Records with drawing code

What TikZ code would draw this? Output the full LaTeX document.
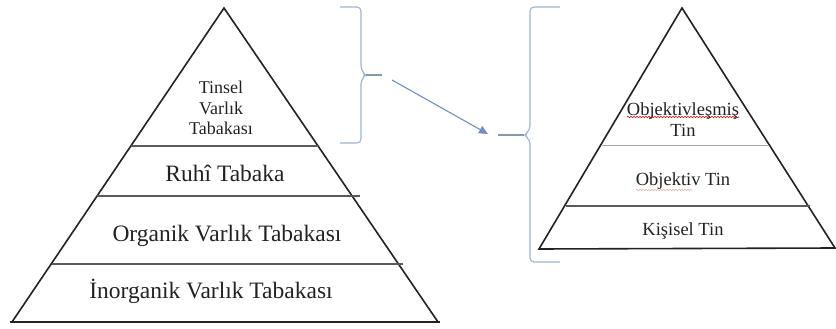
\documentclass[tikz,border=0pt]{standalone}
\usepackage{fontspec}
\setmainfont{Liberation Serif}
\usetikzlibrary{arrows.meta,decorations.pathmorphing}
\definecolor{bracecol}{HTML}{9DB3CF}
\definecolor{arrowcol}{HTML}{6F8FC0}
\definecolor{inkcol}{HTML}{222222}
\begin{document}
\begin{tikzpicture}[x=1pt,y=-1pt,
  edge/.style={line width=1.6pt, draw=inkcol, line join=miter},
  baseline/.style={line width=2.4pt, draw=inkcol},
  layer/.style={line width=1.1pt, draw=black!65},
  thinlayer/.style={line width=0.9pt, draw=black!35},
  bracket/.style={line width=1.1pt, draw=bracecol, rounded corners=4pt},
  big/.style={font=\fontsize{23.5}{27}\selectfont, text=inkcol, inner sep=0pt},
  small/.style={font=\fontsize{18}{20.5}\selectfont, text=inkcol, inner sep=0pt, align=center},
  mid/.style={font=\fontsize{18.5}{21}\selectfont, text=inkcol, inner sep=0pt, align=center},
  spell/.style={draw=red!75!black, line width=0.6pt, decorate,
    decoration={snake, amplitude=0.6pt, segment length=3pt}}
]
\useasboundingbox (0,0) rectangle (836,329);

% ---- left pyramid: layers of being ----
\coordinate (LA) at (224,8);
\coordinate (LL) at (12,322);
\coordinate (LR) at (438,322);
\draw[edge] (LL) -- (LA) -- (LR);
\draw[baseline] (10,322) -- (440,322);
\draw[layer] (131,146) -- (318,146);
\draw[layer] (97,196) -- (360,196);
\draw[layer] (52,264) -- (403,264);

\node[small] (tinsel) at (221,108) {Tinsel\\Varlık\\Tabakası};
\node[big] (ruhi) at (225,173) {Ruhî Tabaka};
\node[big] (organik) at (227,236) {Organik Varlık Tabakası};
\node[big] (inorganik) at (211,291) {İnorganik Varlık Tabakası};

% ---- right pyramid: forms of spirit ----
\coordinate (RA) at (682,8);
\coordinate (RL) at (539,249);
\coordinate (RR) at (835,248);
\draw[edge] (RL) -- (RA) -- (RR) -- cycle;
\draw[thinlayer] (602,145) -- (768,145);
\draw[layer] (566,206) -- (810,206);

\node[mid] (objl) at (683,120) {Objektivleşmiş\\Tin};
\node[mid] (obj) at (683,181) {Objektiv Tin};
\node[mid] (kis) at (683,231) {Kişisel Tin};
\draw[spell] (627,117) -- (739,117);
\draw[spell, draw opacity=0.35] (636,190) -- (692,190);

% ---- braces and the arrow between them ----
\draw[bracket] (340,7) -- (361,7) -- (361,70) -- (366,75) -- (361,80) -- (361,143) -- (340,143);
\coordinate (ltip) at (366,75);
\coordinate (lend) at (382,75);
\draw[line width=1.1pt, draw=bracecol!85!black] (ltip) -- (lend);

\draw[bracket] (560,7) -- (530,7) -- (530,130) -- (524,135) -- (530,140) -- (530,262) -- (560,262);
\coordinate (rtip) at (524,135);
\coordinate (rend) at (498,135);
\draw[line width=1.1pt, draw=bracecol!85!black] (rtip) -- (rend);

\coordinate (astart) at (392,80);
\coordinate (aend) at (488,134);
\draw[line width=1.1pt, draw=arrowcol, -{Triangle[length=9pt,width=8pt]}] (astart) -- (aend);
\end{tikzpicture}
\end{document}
...
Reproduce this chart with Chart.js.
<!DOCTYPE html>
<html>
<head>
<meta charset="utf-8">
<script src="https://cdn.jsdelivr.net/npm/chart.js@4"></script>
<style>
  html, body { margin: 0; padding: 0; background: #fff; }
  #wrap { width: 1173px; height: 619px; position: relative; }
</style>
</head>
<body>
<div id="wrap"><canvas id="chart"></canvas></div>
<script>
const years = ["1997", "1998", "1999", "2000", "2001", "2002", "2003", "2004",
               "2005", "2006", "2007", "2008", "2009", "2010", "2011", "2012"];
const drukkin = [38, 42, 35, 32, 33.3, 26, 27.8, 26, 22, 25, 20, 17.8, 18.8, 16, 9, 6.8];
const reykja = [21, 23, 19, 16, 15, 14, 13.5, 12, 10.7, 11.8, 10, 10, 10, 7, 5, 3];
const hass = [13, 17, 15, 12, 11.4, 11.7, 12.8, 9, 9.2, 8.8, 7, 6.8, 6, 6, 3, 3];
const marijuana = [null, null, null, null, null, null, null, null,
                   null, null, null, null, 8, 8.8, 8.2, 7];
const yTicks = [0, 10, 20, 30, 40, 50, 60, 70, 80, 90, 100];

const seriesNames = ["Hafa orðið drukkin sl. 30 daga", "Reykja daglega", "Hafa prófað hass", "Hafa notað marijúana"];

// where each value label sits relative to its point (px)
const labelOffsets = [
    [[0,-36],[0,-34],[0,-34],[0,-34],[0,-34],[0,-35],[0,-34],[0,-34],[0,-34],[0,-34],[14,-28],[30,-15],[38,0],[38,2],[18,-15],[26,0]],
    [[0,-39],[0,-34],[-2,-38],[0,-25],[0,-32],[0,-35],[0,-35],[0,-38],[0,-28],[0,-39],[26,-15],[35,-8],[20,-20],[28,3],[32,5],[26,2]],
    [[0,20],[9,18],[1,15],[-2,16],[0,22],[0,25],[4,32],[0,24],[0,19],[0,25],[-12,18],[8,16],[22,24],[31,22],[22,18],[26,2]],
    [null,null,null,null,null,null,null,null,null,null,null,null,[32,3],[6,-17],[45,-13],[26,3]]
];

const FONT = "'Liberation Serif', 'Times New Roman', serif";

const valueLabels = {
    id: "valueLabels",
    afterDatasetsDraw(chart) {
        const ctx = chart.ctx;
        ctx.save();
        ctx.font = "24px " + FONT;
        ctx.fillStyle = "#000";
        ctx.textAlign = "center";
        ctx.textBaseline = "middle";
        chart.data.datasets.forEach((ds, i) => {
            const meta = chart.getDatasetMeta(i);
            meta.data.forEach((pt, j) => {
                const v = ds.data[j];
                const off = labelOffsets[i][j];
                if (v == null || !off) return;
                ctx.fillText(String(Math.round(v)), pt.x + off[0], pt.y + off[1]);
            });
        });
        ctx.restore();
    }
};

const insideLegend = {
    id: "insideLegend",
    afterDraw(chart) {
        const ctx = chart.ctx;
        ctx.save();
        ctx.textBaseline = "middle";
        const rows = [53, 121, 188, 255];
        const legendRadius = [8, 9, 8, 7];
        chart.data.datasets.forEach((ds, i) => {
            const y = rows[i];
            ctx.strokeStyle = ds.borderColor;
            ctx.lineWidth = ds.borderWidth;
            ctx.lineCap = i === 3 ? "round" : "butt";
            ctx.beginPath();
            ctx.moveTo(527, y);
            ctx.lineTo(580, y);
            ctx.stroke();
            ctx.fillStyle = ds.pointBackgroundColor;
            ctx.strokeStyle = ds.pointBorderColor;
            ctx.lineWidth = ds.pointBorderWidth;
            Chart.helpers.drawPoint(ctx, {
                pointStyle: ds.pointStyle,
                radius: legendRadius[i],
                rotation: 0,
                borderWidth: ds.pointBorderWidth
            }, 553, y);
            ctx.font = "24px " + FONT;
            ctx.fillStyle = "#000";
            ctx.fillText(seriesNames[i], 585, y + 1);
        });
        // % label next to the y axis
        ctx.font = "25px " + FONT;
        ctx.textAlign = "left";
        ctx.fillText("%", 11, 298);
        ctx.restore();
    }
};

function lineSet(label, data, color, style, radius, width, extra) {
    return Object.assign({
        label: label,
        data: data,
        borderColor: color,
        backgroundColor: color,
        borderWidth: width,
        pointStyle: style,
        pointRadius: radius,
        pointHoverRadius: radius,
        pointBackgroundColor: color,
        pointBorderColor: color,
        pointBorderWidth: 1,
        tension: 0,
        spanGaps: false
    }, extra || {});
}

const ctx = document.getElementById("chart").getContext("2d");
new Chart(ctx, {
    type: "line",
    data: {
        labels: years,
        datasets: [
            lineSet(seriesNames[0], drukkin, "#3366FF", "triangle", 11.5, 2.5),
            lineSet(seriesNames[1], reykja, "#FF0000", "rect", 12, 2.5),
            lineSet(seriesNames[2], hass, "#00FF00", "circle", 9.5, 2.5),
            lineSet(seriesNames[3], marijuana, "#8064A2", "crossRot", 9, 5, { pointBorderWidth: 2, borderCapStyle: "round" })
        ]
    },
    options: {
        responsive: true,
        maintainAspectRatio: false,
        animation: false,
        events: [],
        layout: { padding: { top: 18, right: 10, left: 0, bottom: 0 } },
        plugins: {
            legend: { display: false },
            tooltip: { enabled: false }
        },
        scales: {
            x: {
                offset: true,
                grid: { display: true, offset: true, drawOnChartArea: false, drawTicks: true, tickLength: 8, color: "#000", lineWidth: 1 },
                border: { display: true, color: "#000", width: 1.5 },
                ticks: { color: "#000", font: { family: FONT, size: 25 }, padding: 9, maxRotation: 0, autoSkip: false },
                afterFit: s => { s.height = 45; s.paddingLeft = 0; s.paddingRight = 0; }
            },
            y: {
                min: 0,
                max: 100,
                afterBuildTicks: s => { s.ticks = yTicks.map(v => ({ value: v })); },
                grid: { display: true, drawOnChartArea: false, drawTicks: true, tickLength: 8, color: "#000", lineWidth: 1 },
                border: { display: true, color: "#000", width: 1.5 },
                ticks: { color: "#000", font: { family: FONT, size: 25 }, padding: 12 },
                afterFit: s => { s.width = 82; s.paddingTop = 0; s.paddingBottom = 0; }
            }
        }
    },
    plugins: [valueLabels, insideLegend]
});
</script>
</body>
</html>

• Work to complete
Search the data above for the string "this" and return every line that has it.

• Response
What TikZ code would draw this? Output the full LaTeX document.
Reproduce this chart with Chart.js.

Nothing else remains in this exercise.